Из всей русской интеллигенции только одна партия не просто имела опыт хождения в народ, не только через народничество пропиталась его идеями и приобрела с ним тесную связь, но и стала политическим выразителем его надежд и мечтаний. Крестьянский лозунг «Земли и воли», лег в основу еë политической программы, требовавшей: социализации земли, с уравнительным ею пользованием, и «народовластия». Не случайно эта партия получила поддержку крестьянства и в крестьянской стране стала самой массовой в русской революции — в середине 1917 г. численность партии эсеров превосходила численность всех остальных партий России вместе взятых.

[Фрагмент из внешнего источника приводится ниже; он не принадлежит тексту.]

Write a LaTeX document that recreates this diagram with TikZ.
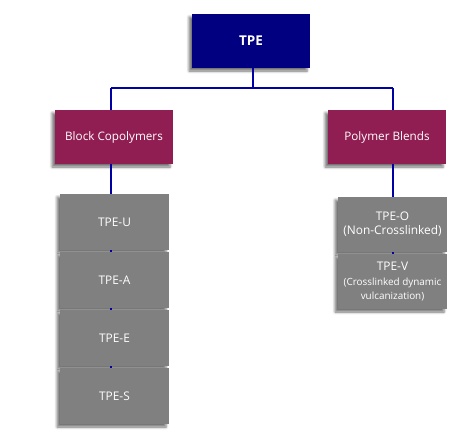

В революционный год эсеры занимали ведущее место во всех ключевых органах власти, они получили наибольшее количество голосов на выборах в Учредительное собрание, их боевые отряды были самыми организованными вооруженными силами революции. Правые и либеральные партии считали их еще более опасными, чем большевиков. Например, видный представитель прежней элиты, крупный землевладелец, один из лидеров право-либеральной партии октябристов С. Шидловский утверждал, что «большевики, сами того не подозревая, сослужили России огромную и незабываемую службу, разогнав Учредительное собрание под председательством Чернова…»[1172]. «Я остаюсь при убеждении…, — вторил видный кадет, ближайший сподвижник Колчака Гинс, — что черновское Учредительное Собрание следовало стереть с лица земли…»[1173].
Основная, исходящая от эсеров, угроза заключалась в том, что они не столько вели за собой стремящуюся к идеализированной, по сути анархической «воле» крестьянскую стихию, сколько следовали за ней. «Капитуляция идей перед инстинктами…, — назвал эту ситуацию в 1907 г. видный кадет кн. Е. Трубецкой, — В этом — злой рок русской революции и главная причина ее крушения»[1174]. Ситуация повторилась во время революции 1917 г., когда «сама сила партии, — по словам ее лидера В. Чернова, — была источником ее слабости: В ряды эсеров неудержимо стремилась пестрая и многоликая улица. Это напоминало бегство овечьего стада. Ничтожная горстка старых эсеров тщетно пыталась справиться с сырой, неоформленной массой, которая заполнила партию»[1175].
Характеристикой той силы, заложником которой были эсеры, может служить наблюдение Г. Уэллса, который замечал, что русские «крестьяне совершенно невежественны и в массе своей тупы, они способны сопротивляться, когда вмешиваются в их дела, но не умеют предвидеть и организовывать. Они превратятся в человеческое болото…»[1176]. И эсеры, так же как и крестьяне, оказались способны только к разрушению существующего строя, но не к созиданию нового.